Well, I’m a native New Yorker, and I just had to leave New York because of how expensive it is. I come from a long line of people who have had to leave home. I’m a black person and a descendant of the transatlantic slave trade. So there’s the very, very first leaving of home which is people who’ve had to leave Africa. I’m also a product of immigration. One side of my family migrated to America from Barbados, and the other side of my family is black African American from the south—people who have had to migrate to the north during the Great Migration as a result of Jim Crow. And I’ve had to migrate as a result of gentrification.
I think that’s just a global thing. Migration is natural for us, but also on a global scale and on a local scale, there’s colonization and imperialism and violence—reasons that make migration so necessary. And I think when you build a new home, there’s always a mourning for the old one and a bringing of the old home into the new home. And so, because of my positionality in the world, I’ve been thinking about home a lot.
Something you’ve discussed when promoting this record is the pressure to be marketable and the expectation that artists sell their feelings. Can you tell me a bit about that idea, and when your feelings came to a head?
I was signed to another label before this one, and I put out two records with them. When it was time to possibly make another album, they were just giving me the runaround, and no clear, definitive answers. Or, [they’d say things like] ‘Why don’t you just put out singles for like two years?’ and shit like that. I played a show in Milan, and when I got off stage, some employees of that label, people that I hadn’t met before, they talked to me backstage and were just like, ‘The label doesn’t think you have commercial viability.’ And that sort of sent me into a panic.
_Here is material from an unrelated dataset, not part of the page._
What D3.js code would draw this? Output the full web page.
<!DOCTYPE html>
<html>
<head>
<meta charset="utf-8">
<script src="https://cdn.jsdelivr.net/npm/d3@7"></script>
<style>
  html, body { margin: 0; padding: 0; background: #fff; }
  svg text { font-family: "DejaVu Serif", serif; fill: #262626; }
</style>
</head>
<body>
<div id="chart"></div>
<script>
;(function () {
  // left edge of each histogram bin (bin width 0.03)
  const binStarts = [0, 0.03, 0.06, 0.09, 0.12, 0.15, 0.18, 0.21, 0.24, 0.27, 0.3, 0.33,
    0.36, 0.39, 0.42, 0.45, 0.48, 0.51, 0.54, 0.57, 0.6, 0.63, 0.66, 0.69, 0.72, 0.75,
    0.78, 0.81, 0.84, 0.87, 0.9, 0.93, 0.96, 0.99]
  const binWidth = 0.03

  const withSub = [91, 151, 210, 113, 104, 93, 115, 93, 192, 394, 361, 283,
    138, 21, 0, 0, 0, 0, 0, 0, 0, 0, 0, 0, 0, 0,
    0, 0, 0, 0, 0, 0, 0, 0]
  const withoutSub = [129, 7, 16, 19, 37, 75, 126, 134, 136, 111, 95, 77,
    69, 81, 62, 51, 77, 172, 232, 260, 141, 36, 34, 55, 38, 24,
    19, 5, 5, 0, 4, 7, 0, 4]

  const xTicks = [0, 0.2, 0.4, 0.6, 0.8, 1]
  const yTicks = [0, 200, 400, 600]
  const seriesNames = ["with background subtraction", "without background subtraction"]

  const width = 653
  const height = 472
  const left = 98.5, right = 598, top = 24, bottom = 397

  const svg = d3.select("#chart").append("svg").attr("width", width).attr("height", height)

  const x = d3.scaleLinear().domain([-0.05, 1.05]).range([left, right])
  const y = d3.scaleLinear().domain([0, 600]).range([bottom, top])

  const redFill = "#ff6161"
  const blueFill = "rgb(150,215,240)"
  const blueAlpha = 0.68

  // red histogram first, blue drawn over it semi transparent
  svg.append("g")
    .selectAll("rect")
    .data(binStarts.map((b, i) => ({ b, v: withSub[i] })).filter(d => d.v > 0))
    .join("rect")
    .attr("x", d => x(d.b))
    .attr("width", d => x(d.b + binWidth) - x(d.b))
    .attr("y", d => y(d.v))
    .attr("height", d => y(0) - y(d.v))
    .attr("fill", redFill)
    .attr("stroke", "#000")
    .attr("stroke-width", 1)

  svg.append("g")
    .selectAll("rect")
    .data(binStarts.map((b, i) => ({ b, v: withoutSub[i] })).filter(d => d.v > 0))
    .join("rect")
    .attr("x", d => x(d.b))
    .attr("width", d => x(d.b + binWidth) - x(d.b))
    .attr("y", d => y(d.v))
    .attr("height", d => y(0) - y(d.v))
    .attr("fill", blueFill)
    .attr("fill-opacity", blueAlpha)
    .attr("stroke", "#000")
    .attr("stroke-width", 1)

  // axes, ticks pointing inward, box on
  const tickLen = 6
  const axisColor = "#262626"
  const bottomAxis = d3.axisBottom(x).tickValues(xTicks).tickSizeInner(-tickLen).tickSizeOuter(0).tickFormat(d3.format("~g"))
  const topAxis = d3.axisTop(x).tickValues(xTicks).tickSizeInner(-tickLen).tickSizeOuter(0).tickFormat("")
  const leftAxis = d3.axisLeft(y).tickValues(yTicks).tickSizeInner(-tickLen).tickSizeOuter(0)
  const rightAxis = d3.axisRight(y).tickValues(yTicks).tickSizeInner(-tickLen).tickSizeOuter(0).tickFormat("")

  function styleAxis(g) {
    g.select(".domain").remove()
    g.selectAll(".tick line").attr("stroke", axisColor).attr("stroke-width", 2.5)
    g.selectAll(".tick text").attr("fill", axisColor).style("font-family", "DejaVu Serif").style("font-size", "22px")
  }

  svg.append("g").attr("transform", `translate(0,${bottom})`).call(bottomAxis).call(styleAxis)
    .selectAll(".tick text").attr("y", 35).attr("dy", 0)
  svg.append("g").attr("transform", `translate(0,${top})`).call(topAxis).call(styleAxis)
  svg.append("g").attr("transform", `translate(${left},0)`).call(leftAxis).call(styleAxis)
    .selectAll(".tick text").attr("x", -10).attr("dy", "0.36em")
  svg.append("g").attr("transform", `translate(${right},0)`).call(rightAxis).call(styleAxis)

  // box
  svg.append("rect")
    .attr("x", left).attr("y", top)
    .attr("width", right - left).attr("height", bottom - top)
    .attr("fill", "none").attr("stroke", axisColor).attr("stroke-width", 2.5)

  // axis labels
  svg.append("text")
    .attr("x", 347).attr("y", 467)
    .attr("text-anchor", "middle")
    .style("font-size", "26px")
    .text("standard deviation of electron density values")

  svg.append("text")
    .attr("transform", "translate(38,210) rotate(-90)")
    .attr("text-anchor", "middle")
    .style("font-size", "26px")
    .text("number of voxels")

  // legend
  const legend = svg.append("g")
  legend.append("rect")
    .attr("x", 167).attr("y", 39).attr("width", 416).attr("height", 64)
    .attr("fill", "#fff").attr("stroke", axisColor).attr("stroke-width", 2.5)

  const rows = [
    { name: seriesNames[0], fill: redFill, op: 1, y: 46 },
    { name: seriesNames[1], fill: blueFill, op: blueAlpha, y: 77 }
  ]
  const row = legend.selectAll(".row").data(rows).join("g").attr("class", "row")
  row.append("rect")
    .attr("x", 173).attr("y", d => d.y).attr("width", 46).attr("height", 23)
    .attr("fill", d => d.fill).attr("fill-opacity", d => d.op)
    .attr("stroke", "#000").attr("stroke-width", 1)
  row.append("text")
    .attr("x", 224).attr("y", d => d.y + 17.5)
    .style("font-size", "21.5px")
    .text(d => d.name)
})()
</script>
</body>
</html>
And then, trying to work with another label, the process of that was hard because I was having these meetings and numbers were such a big part of all of the conversations.
In an ideal world, would you just put out music and not be on social media and not talk about it?
Absolutely. [Laughs.]
How do you square ambition and a desire for recognition with the fact that, these days, success is so often tied in with becoming a brand?
It’s hard. The ‘being a brand’ thing is not healthy for me. With this album, I’m not looking at how the songs are performing. I don’t want to know any information about numbers. I’m an adult, so I understand I have to pay bills and I have rent to pay, et cetera. I understand my financial obligations, and I just sort of pray that I’m able to meet them through playing shows or that it somehow works out for me, But I have lost my mind before, trying to keep it all up. And I can’t. So the best thing I can do is make the music, because I really want to make music and navigate that, and I can deal with that emotionally. And things come up with that—I played a show last night; I didn’t hit all the right notes. I still have to go through my processing of emotions, but I can’t process trying to be a brand.
Being a brand is not healthy for me. With this album, I’m not looking at how the songs are performing. I don’t want to know about numbers… The best thing I can do is just make music
YAYA BEY
How do you protect yourself when the industry wants so much?
I’m still learning how to do that. So I don’t know, you know? I say no when I need to say no, and I guess I don’t let people tell me no if I believe in my ideas, I don’t let people in the industry tell me that I can’t do something just because they don’t think it can be done.
There’s a lot of heaviness on this album, but there’s also a lot of joy and comfort and hope. I’m interested in how you go about writing that really serious stuff without letting it take over.
That’s how my real life is—there is joy and pain existing at once all the time, so I’m sort of just reflecting. My life is kind of nuanced in that way, where the good things are happening, things I absolutely hate are happening, but it’s all sort of happening at once. So I’m just trying to make the albums as true to life as possible.